WORK TO COMPLETE.
Write out all the lines again, precisely as they stand, but without the images.

MATERIAL.
———

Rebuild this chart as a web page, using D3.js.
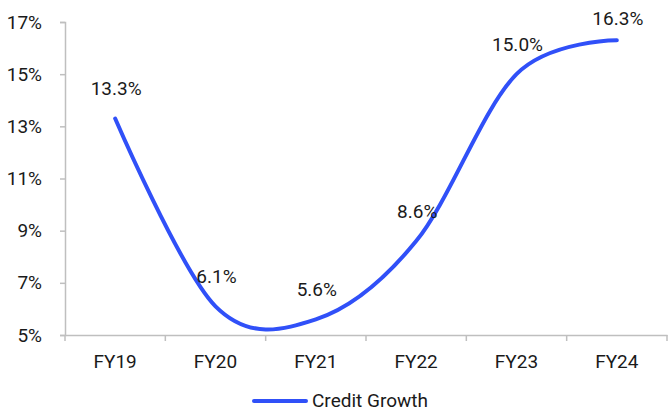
<!DOCTYPE html>
<html><head><meta charset="utf-8">
<script src="https://cdn.jsdelivr.net/npm/d3@7"></script>
<style>body{margin:0;background:#fff}svg{display:block}text{font-family:Roboto,"Liberation Sans",sans-serif;fill:#1a1a1a}</style>
</head><body><svg id="c" width="669" height="412"></svg>
<script>
const categories = ["FY19","FY20","FY21","FY22","FY23","FY24"];
const creditGrowth = [13.3, 6.1, 5.6, 8.6, 15.0, 16.3];
const yTicks = [5,7,9,11,13,15,17];
const seriesName = "Credit Growth";

const svg = d3.select("#c");
const mLeft = 65, mRight = 667, mTop = 22, mBottom = 335;
const fs = 19;
const x = d3.scaleBand().domain(categories).range([mLeft, mRight]).padding(0);
const y = d3.scaleLinear().domain([5,17]).range([mBottom, mTop]);
const gray = "#bfbfbf", blue = "#3050f8";

// y axis
const ya = svg.append("g").attr("transform", `translate(${mLeft},0)`)
  .call(d3.axisLeft(y).tickValues(yTicks).tickSize(5).tickPadding(18).tickFormat(d => d + "%"));
ya.select(".domain").attr("stroke", gray).attr("stroke-width", 1.5);
ya.selectAll(".tick line").attr("stroke", gray).attr("stroke-width", 1.5);
ya.selectAll("text").attr("font-size", fs).attr("fill", "#1a1a1a").attr("font-family", "Roboto");

// x axis
const xa = svg.append("g").attr("transform", `translate(0,${mBottom})`)
  .call(d3.axisBottom(x).tickSize(0).tickPadding(20));
xa.select(".domain").attr("stroke", gray).attr("stroke-width", 1.5);
xa.selectAll("text").attr("font-size", fs).attr("fill", "#1a1a1a").attr("font-family", "Roboto").attr("dy", "0.71em");
const bounds = categories.map(c => x(c)).concat([mRight]);
svg.append("g").selectAll("line").data(bounds).join("line")
  .attr("x1", d => d).attr("x2", d => d).attr("y1", mBottom).attr("y2", mBottom + 6)
  .attr("stroke", gray).attr("stroke-width", 1.5);

// line
const pts = categories.map((c, i) => [x(c) + x.bandwidth()/2, y(creditGrowth[i])]);
svg.append("path").attr("d", d3.line().curve(d3.curveCatmullRom.alpha(0))(pts))
  .attr("fill", "none").attr("stroke", blue).attr("stroke-width", 4).attr("stroke-linecap", "round");

// labels
svg.append("g").selectAll("text").data(pts).join("text")
  .attr("x", (d, i) => d[0] + 1)
  .attr("y", (d, i) => i === 5 ? 18 : d[1] - 30)
  .attr("dy", "0.35em")
  .attr("text-anchor", "middle").attr("font-size", fs)
  .text((d, i) => creditGrowth[i].toFixed(1) + "%");

// legend
svg.append("line").attr("x1", 254).attr("x2", 306).attr("y1", 401).attr("y2", 401)
  .attr("stroke", blue).attr("stroke-width", 4).attr("stroke-linecap", "round");
svg.append("text").attr("x", 312).attr("y", 400).attr("dy", "0.35em").attr("font-size", fs).text(seriesName);
</script></body></html>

———

TASK RESULT.
Rebuild this chart as a web page, using D3.js.
<!DOCTYPE html>
<html><head><meta charset="utf-8">
<script src="https://cdn.jsdelivr.net/npm/d3@7"></script>
<style>body{margin:0;background:#fff}svg{display:block}text{font-family:Roboto,"Liberation Sans",sans-serif;fill:#1a1a1a}</style>
</head><body><svg id="c" width="669" height="412"></svg>
<script>
const categories = ["FY19","FY20","FY21","FY22","FY23","FY24"];
const creditGrowth = [13.3, 6.1, 5.6, 8.6, 15.0, 16.3];
const yTicks = [5,7,9,11,13,15,17];
const seriesName = "Credit Growth";

const svg = d3.select("#c");
const mLeft = 65, mRight = 667, mTop = 22, mBottom = 335;
const fs = 19;
const x = d3.scaleBand().domain(categories).range([mLeft, mRight]).padding(0);
const y = d3.scaleLinear().domain([5,17]).range([mBottom, mTop]);
const gray = "#bfbfbf", blue = "#3050f8";

// y axis
const ya = svg.append("g").attr("transform", `translate(${mLeft},0)`)
  .call(d3.axisLeft(y).tickValues(yTicks).tickSize(5).tickPadding(18).tickFormat(d => d + "%"));
ya.select(".domain").attr("stroke", gray).attr("stroke-width", 1.5);
ya.selectAll(".tick line").attr("stroke", gray).attr("stroke-width", 1.5);
ya.selectAll("text").attr("font-size", fs).attr("fill", "#1a1a1a").attr("font-family", "Roboto");

// x axis
const xa = svg.append("g").attr("transform", `translate(0,${mBottom})`)
  .call(d3.axisBottom(x).tickSize(0).tickPadding(20));
xa.select(".domain").attr("stroke", gray).attr("stroke-width", 1.5);
xa.selectAll("text").attr("font-size", fs).attr("fill", "#1a1a1a").attr("font-family", "Roboto").attr("dy", "0.71em");
const bounds = categories.map(c => x(c)).concat([mRight]);
svg.append("g").selectAll("line").data(bounds).join("line")
  .attr("x1", d => d).attr("x2", d => d).attr("y1", mBottom).attr("y2", mBottom + 6)
  .attr("stroke", gray).attr("stroke-width", 1.5);

// line
const pts = categories.map((c, i) => [x(c) + x.bandwidth()/2, y(creditGrowth[i])]);
svg.append("path").attr("d", d3.line().curve(d3.curveCatmullRom.alpha(0))(pts))
  .attr("fill", "none").attr("stroke", blue).attr("stroke-width", 4).attr("stroke-linecap", "round");

// labels
svg.append("g").selectAll("text").data(pts).join("text")
  .attr("x", (d, i) => d[0] + 1)
  .attr("y", (d, i) => i === 5 ? 18 : d[1] - 30)
  .attr("dy", "0.35em")
  .attr("text-anchor", "middle").attr("font-size", fs)
  .text((d, i) => creditGrowth[i].toFixed(1) + "%");

// legend
svg.append("line").attr("x1", 254).attr("x2", 306).attr("y1", 401).attr("y2", 401)
  .attr("stroke", blue).attr("stroke-width", 4).attr("stroke-linecap", "round");
svg.append("text").attr("x", 312).attr("y", 400).attr("dy", "0.35em").attr("font-size", fs).text(seriesName);
</script></body></html>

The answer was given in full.